Northwestern won in other ways. In the waning moments of Sunday's game, an elderly game staff member who has encountered visiting teams at Oregon State's Goss Stadium for decades shared his impression of Barbier's club.
"In all the years I've been doing this, I've never dealt with a nicer group of young men than your boys," he said. "You can be proud of the way they've conducted themselves here."
That was part of the reason that a couple hundred people, most but definitely not all NSU supporters from back home, gave the Demons a minutes-long ovation after postgame handshakes ended. The prolonged applause began after the team's huddle and postgame prayer, as fans up and down the third-base line behind NSU's dugout stood, clapping and cheering, with the continuity that creates an encore at a concert.
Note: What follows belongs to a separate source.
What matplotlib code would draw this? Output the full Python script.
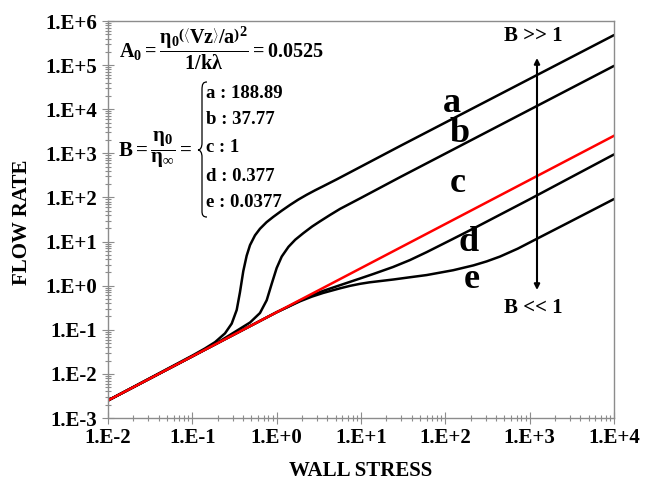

Keeping it going was the theme of Barbier's brief remarks to his team.
"Let's be sure this isn't the end, guys. We can take this momentum and build from it," he said. "What you underclassmen do going forward will decide if we make the most of our opportunity."
Departing are four seniors: center fielder Kwan Adkins, pitcher Dan Hlad, catcher Kelsey Richard, and Southland regular-season and tournament MVP David Fry, an All-America selection. Each was impactful, particularly Adkins and Fry, who will doubtlessly get phone calls early this week as Major League Baseball conducts its annual June draft.
They leave a legacy, one that nobody who watched the Demons this weekend could possibly deny.
"It's been an amazing experience," said Fry. "We've gotten the Demons back on top."